_Given problem:_ Transcribe the stretch of entries below from the line with "Give me the" through the line with "tiempos = [5.647, 11.273, 16.88]", exactly and with both ends included; leave out all other lines.

_Raw records:_

—————

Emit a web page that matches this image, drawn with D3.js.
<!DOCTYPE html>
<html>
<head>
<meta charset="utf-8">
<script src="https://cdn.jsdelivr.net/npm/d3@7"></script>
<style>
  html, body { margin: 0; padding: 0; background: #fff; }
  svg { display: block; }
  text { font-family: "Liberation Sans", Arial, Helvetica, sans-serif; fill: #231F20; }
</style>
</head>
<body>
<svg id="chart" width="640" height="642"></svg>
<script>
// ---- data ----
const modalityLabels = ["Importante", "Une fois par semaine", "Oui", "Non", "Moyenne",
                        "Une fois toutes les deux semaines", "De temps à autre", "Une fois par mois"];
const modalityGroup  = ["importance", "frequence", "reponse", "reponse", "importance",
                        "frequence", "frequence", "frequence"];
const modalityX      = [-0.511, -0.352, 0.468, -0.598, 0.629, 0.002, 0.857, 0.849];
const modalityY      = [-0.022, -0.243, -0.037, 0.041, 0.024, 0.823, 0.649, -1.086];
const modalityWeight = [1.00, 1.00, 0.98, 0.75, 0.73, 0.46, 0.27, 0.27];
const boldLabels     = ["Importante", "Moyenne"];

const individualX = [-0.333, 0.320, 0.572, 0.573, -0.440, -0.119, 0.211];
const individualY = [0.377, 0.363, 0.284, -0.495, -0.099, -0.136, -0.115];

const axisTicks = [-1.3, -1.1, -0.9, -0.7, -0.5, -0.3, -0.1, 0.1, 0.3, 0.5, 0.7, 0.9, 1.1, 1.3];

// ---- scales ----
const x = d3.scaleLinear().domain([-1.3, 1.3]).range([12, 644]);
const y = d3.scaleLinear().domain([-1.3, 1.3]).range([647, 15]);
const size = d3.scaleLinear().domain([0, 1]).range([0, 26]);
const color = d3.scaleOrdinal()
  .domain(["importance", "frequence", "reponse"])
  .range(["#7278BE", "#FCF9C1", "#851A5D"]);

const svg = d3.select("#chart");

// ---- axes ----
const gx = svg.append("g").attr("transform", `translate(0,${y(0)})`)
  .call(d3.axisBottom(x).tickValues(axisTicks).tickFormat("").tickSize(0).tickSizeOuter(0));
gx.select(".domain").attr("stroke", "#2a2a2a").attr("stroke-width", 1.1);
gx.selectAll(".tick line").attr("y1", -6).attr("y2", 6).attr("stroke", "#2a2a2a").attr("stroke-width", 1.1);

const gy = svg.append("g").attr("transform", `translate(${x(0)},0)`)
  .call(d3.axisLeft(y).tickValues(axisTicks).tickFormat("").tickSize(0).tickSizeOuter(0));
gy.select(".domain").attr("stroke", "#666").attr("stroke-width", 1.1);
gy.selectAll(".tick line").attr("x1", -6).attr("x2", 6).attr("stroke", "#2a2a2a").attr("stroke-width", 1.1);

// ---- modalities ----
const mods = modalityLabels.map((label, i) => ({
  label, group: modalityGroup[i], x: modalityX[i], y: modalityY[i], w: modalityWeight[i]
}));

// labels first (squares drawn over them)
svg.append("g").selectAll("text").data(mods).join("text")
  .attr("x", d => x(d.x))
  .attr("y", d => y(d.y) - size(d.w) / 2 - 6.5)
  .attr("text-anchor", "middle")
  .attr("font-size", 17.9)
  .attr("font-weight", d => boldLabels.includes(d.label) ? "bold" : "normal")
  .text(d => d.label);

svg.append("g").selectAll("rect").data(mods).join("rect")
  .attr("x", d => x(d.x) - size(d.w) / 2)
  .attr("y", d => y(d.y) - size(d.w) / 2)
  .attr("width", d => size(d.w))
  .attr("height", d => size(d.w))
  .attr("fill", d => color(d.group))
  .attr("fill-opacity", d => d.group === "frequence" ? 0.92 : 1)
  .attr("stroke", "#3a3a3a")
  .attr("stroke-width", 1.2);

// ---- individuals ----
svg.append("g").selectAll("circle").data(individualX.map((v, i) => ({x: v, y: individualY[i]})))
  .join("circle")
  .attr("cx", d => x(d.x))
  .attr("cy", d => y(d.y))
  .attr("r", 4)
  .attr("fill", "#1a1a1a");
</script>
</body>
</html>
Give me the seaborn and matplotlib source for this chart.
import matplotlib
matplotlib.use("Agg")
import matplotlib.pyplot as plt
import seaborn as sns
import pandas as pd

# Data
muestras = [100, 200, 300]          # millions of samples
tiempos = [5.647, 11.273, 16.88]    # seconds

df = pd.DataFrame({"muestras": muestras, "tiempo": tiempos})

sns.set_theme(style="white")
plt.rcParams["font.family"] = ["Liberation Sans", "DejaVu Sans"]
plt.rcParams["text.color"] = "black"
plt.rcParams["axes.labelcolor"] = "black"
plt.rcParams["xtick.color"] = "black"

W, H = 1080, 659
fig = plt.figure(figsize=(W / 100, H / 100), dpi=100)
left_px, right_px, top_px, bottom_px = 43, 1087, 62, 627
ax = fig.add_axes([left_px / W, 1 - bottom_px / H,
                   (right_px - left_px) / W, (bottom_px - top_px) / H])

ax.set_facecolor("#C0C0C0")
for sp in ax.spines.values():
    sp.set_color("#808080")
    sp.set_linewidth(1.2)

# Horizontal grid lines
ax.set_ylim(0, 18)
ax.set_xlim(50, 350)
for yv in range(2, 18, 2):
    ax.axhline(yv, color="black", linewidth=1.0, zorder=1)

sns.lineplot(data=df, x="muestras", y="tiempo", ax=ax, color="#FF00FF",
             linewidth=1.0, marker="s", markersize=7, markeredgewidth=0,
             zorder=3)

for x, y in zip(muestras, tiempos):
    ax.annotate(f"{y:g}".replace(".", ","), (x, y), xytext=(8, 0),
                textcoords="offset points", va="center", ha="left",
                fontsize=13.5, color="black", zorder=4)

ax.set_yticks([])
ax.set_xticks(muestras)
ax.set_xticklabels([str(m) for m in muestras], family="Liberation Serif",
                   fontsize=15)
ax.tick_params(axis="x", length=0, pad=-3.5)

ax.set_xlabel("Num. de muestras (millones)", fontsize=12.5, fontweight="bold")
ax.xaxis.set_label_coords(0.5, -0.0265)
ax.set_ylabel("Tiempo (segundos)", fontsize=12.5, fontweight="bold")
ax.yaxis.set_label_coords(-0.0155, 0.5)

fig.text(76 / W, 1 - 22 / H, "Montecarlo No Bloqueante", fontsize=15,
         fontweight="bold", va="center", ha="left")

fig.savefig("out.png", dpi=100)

—————

_Result of this exercise:_
Give me the seaborn and matplotlib source for this chart.
import matplotlib
matplotlib.use("Agg")
import matplotlib.pyplot as plt
import seaborn as sns
import pandas as pd

# Data
muestras = [100, 200, 300]          # millions of samples
tiempos = [5.647, 11.273, 16.88]    # seconds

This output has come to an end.